Begin with the first line of the material and copy each line word for word through the line that contains "demand = [123000, 141000, 163000, 152000, 121000, 204000, 92000]"; the pictures are left out.
***** Records to use *****
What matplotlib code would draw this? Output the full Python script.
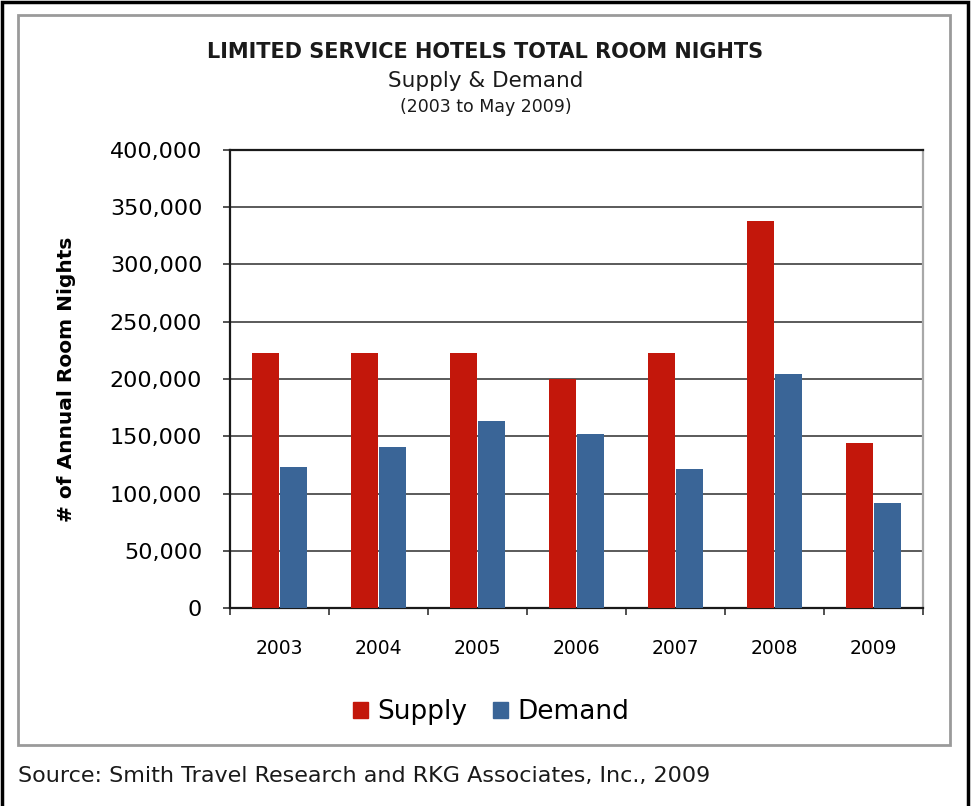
import numpy as np
import matplotlib.pyplot as plt
from matplotlib.patches import Rectangle, Patch
from matplotlib.ticker import FuncFormatter, MultipleLocator, FixedLocator

# ── 데이터 ──────────────────────────────────────────────
years = ['2003', '2004', '2005', '2006', '2007', '2008', '2009']
supply = [223000, 223000, 223000, 200000, 223000, 338000, 144000]
demand = [123000, 141000, 163000, 152000, 121000, 204000, 92000]

RED = '#C3170B'
BLUE = '#3A6597'

plt.rcParams['font.family'] = ['DejaVu Sans']

fig = plt.figure(figsize=(9.71, 8.06), dpi=100)
W, H = 971, 806

def fx(px):
    return px / W

def fy(py):
    return 1 - py / H

# 바깥 검정 테두리 (아래는 잘림) + 안쪽 회색 박스
fig.patches.append(Rectangle((fx(1.5), -0.05), fx(966), fy(1.5) + 0.05,
                             transform=fig.transFigure, fill=False, ec='black', lw=2.5, zorder=0))
fig.patches.append(Rectangle((fx(18), fy(745)), fx(950 - 18), (745 - 15) / H,
                             transform=fig.transFigure, fill=False, ec='#9A9A9A', lw=2, zorder=0))

# 제목
fig.text(0.5, fy(52), 'LIMITED SERVICE HOTELS TOTAL ROOM NIGHTS', ha='center', va='center',
         fontsize=15, fontweight='bold', color='#1A1A1A')
fig.text(0.5, fy(81), 'Supply & Demand', ha='center', va='center', fontsize=15.5, color='#1A1A1A')
fig.text(0.5, fy(107), '(2003 to May 2009)', ha='center', va='center', fontsize=12.5, color='#1A1A1A')

# ── 막대 그래프 ─────────────────────────────────────────
ax = fig.add_axes([fx(230), fy(608), fx(923 - 230), (608 - 150) / H])
x = np.arange(len(years))
w = 0.27
ax.bar(x - 0.14, supply, w, color=RED, zorder=3)
ax.bar(x + 0.14, demand, w, color=BLUE, zorder=3)

ax.set_xlim(-0.5, len(years) - 0.5)
ax.set_ylim(0, 400000)
ax.yaxis.set_major_locator(MultipleLocator(50000))
ax.yaxis.set_major_formatter(FuncFormatter(lambda v, p: f'{int(v):,}'))
ax.grid(axis='y', color='#5A5A5A', lw=1.4, zorder=1)

ax.set_xticks(x)
ax.set_xticklabels(years, fontsize=13.5)
ax.xaxis.set_minor_locator(FixedLocator(np.arange(-0.5, len(years), 1.0)))
ax.tick_params(axis='x', which='major', length=0, pad=22)
ax.tick_params(axis='x', which='minor', length=5, width=1.2, color='#333333', direction='out')
ax.tick_params(axis='y', length=5, width=1.2, labelsize=16, pad=15, color='#333333')

for side in ['left', 'bottom', 'top']:
    ax.spines[side].set_color('#1A1A1A')
    ax.spines[side].set_linewidth(1.6)
ax.spines['right'].set_color('#A8A8A8')
ax.spines['right'].set_linewidth(1.6)

ax.set_ylabel('# of Annual Room Nights', fontsize=14.5, fontweight='bold')
ax.yaxis.set_label_coords((76 - 230) / 693, 0.5)

# 범례
handles = [Patch(color=RED, label='Supply'), Patch(color=BLUE, label='Demand')]
fig.legend(handles=handles, loc='center', bbox_to_anchor=(fx(491), fy(712)), ncol=2, frameon=False,
           fontsize=19, handlelength=0.55, handleheight=0.55, handletextpad=0.35, columnspacing=1.0)

# 출처
fig.text(fx(18), fy(776), 'Source: Smith Travel Research and RKG Associates, Inc., 2009',
         ha='left', va='center', fontsize=16, color='#1A1A1A')

fig.savefig('out.png', dpi=100)
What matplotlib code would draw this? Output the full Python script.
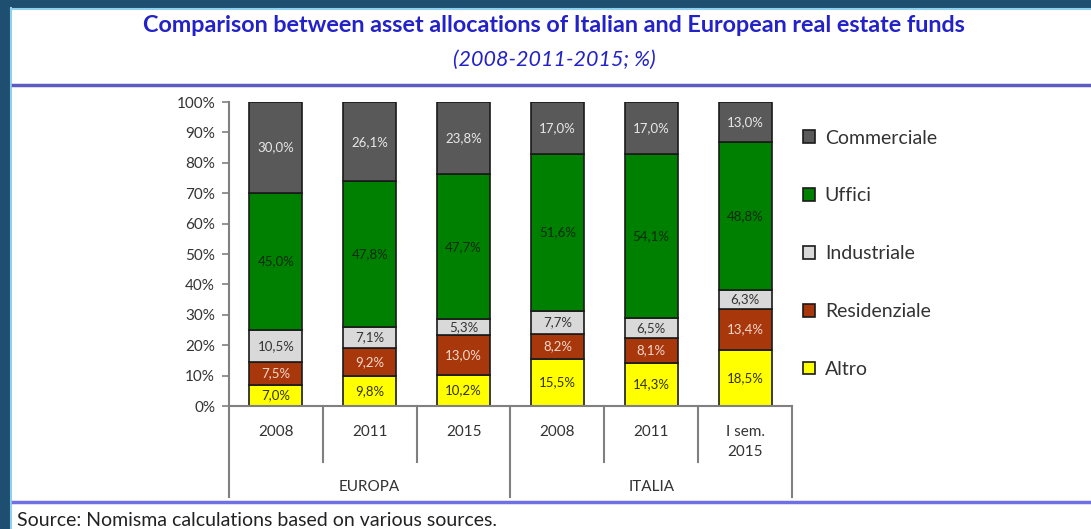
import numpy as np
import matplotlib.pyplot as plt
from matplotlib.patches import Rectangle
from matplotlib.lines import Line2D

plt.rcParams["font.family"] = ["Lato", "DejaVu Sans"]

# stacked shares, bottom to top
categories = ["2008", "2011", "2015", "2008", "2011", "I sem.\n2015"]
groups = ["EUROPA", "ITALIA"]
series = ["Altro", "Residenziale", "Industriale", "Uffici", "Commerciale"]
altro = [7.0, 9.8, 10.2, 15.5, 14.3, 18.5]
residenziale = [7.5, 9.2, 13.0, 8.2, 8.1, 13.4]
industriale = [10.5, 7.1, 5.3, 7.7, 6.5, 6.3]
uffici = [45.0, 47.8, 47.7, 51.6, 54.1, 48.8]
commerciale = [30.0, 26.1, 23.8, 17.0, 17.0, 13.0]

values = [altro, residenziale, industriale, uffici, commerciale]
colors = ["#ffff00", "#a8380c", "#d9d9d9", "#008000", "#595959"]
label_colors = ["#333300", "#f4d8cc", "#333333", "#0a2a0a", "#e8e8e8"]

fig = plt.figure(figsize=(10.91, 5.29), dpi=100)
fig.patch.set_facecolor("white")

# dark frame around the slide
frame = "#1e4f70"
fig.patches.append(Rectangle((0, 1 - 8 / 529), 1, 8 / 529, transform=fig.transFigure,
                             color=frame, zorder=0))
fig.patches.append(Rectangle((0, 0), 10 / 1091, 1, transform=fig.transFigure,
                             color=frame, zorder=0))
fig.add_artist(Line2D([11 / 1091, 11 / 1091], [0, 1 - 8 / 529], transform=fig.transFigure,
                      color="#8fd0ee", lw=1.5))
fig.add_artist(Line2D([11 / 1091, 1], [1 - 8.5 / 529, 1 - 8.5 / 529], transform=fig.transFigure,
                      color="#8fd0ee", lw=1.5))

# title block
fig.text(0.508, 1 - 25 / 529, "Comparison between asset allocations of Italian and European real estate funds",
         ha="center", va="center", fontsize=16.8, fontweight="bold", color="#2222c8")
fig.text(0.508, 1 - 60 / 529, "(2008-2011-2015; %)", ha="center", va="center",
         fontsize=15.5, style="italic", color="#2222c8")
fig.add_artist(Line2D([13 / 1091, 1], [1 - 85 / 529] * 2, transform=fig.transFigure,
                      color="#5c5cc0", lw=2.5))
fig.add_artist(Line2D([13 / 1091, 1], [1 - 502 / 529] * 2, transform=fig.transFigure,
                      color="#6f6fe6", lw=2.5))
fig.text(17 / 1091, 1 - 521 / 529, "Source: Nomisma calculations based on various sources.",
         ha="left", va="center", fontsize=14, color="#222222")

ax = fig.add_axes([229 / 1091, (529 - 406) / 529, (792 - 229) / 1091, 304 / 529])
x = np.arange(len(categories))
bottom = np.zeros(len(categories))
handles = []
for vals, name, col, lcol in zip(values, series, colors, label_colors):
    vals = np.array(vals)
    bars = ax.bar(x, vals, 0.565, bottom=bottom, color=col, edgecolor="#1a1a1a",
                  linewidth=1.2, label=name)
    handles.append(bars)
    for xi, b, v in zip(x, bottom, vals):
        ax.text(xi, b + v / 2, f"{v:.1f}%".replace(".", ","), ha="center", va="center",
                fontsize=9.5, color=lcol)
    bottom += vals

ax.set_xlim(-0.5, len(categories) - 0.5)
ax.set_ylim(0, 100)
ax.set_yticks(np.arange(0, 101, 10))
ax.set_yticklabels([f"{t}%" for t in range(0, 101, 10)])
ax.tick_params(axis="y", length=5, width=1.2, color="#808080", labelsize=11,
               labelcolor="#333333", pad=5)
ax.set_xticks([])
for side in ["top", "right"]:
    ax.spines[side].set_visible(False)
for side in ["left", "bottom"]:
    ax.spines[side].set_color("#808080")
    ax.spines[side].set_linewidth(1.5)

# two-level category axis
trans = ax.get_xaxis_transform()
for i in range(len(categories) + 1):
    xs = i - 0.5
    long_sep = i in (0, 3, 6)
    ax.plot([xs, xs], [0, -0.30 if long_sep else -0.185], transform=trans,
            color="#808080", lw=1.5, clip_on=False)
for xi, cat in zip(x, categories):
    ax.text(xi, -0.062, cat, transform=trans, ha="center", va="top", fontsize=11,
            color="#333333", linespacing=1.6)
for gi, g in enumerate(groups):
    ax.text(gi * 3 + 1, -0.265, g, transform=trans, ha="center", va="center",
            fontsize=11, color="#333333")

leg = fig.legend(handles[::-1], series[::-1], loc="upper left",
                 bbox_to_anchor=(785 / 1091, 1 - 112 / 529), frameon=False,
                 fontsize=14, labelspacing=2.1, handlelength=0.65, handleheight=0.65,
                 handletextpad=0.5, labelcolor="#333333")

fig.savefig("out.png", dpi=100)
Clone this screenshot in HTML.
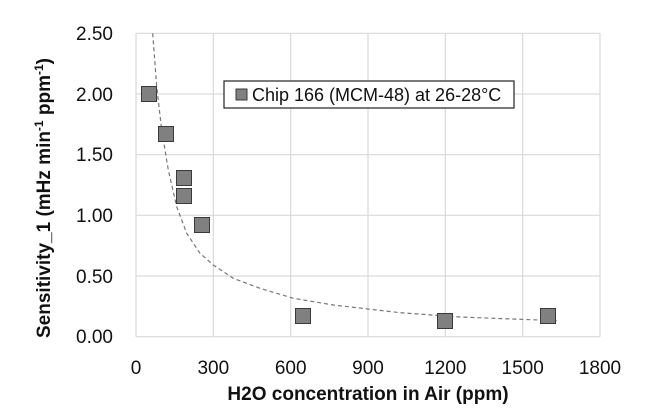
<!DOCTYPE html>
<html><head><meta charset="utf-8"><style>
html,body{margin:0;padding:0;background:#fff;}
svg{display:block;font-family:"Liberation Sans",sans-serif;}
</style></head><body>
<svg width="671" height="408" viewBox="0 0 671 408" xmlns="http://www.w3.org/2000/svg">
<rect width="671" height="408" fill="#fff"/>
<g stroke="#d9d9d9" stroke-width="1.2">
<line x1="136" y1="33.3" x2="600" y2="33.3"/>
<line x1="136" y1="94" x2="600" y2="94"/>
<line x1="136" y1="154.7" x2="600" y2="154.7"/>
<line x1="136" y1="215.3" x2="600" y2="215.3"/>
<line x1="136" y1="276" x2="600" y2="276"/>
<line x1="213.3" y1="33.3" x2="213.3" y2="336.7"/>
<line x1="290.7" y1="33.3" x2="290.7" y2="336.7"/>
<line x1="368" y1="33.3" x2="368" y2="336.7"/>
<line x1="445.3" y1="33.3" x2="445.3" y2="336.7"/>
<line x1="522.7" y1="33.3" x2="522.7" y2="336.7"/>
<line x1="600" y1="33.3" x2="600" y2="336.7"/>
<line x1="136" y1="33.3" x2="136" y2="336.7"/>
<line x1="136" y1="336.7" x2="600" y2="336.7"/>
</g>
<g fill="#111" font-size="19" text-anchor="end">
<text x="113" y="40">2.50</text>
<text x="113" y="101">2.00</text>
<text x="113" y="161">1.50</text>
<text x="113" y="222">1.00</text>
<text x="113" y="283">0.50</text>
<text x="113" y="343">0.00</text>
</g>
<g fill="#111" font-size="19" text-anchor="middle">
<text x="136" y="374">0</text>
<text x="213.3" y="374">300</text>
<text x="290.7" y="374">600</text>
<text x="368" y="374">900</text>
<text x="445.3" y="374">1200</text>
<text x="522.7" y="374">1500</text>
<text x="600" y="374">1800</text>
</g>
<text x="368" y="400" font-size="19" font-weight="bold" text-anchor="middle" fill="#111">H2O concentration in Air (ppm)</text>
<text transform="translate(50,198) rotate(-90)" font-size="19" font-weight="bold" text-anchor="middle" fill="#111">Sensitivity_1 (mHz min<tspan font-size="12" dy="-7">-1</tspan><tspan dy="7"> ppm</tspan><tspan font-size="12" dy="-7">-1</tspan><tspan dy="7">)</tspan></text>
<path d="M152.7,33.3 L156.7,86.7 L161.7,130 L168.3,170 L176.7,206.7 L186.7,233.3 L200,253.3 L213.3,265 L233.3,278.3 L260,288.3 L293.3,298.3 L333.3,305 L400,312.7 L460,317 L556.7,320.7" fill="none" stroke="#777" stroke-width="1.2" stroke-dasharray="4,3"/>
<g fill="#808080" stroke="#3a3a3a" stroke-width="1">
<rect x="141.5" y="86.5" width="15" height="15"/>
<rect x="158.5" y="126.5" width="15" height="15"/>
<rect x="176.5" y="170.5" width="15" height="15"/>
<rect x="176.5" y="188.5" width="15" height="15"/>
<rect x="194.5" y="217.5" width="15" height="15"/>
<rect x="295.5" y="308.5" width="15" height="15"/>
<rect x="437.5" y="313.5" width="15" height="15"/>
<rect x="540.5" y="308.5" width="15" height="15"/>
</g>
<rect x="224" y="81" width="290" height="27" fill="#fff" stroke="#222" stroke-width="1.2"/>
<rect x="236" y="89" width="11" height="11" fill="#808080" stroke="#3a3a3a"/>
<text x="252" y="101" font-size="18" fill="#111">Chip 166 (MCM-48) at 26-28°C</text>
</svg>
</body></html>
*****
> Answer to this exercise
What matplotlib code would draw this? Output the full Python script.
import numpy as np
import matplotlib.pyplot as plt
from matplotlib.patches import Rectangle, Patch
from matplotlib.ticker import FuncFormatter, MultipleLocator, FixedLocator

# ── 데이터 ──────────────────────────────────────────────
years = ['2003', '2004', '2005', '2006', '2007', '2008', '2009']
supply = [223000, 223000, 223000, 200000, 223000, 338000, 144000]
demand = [123000, 141000, 163000, 152000, 121000, 204000, 92000]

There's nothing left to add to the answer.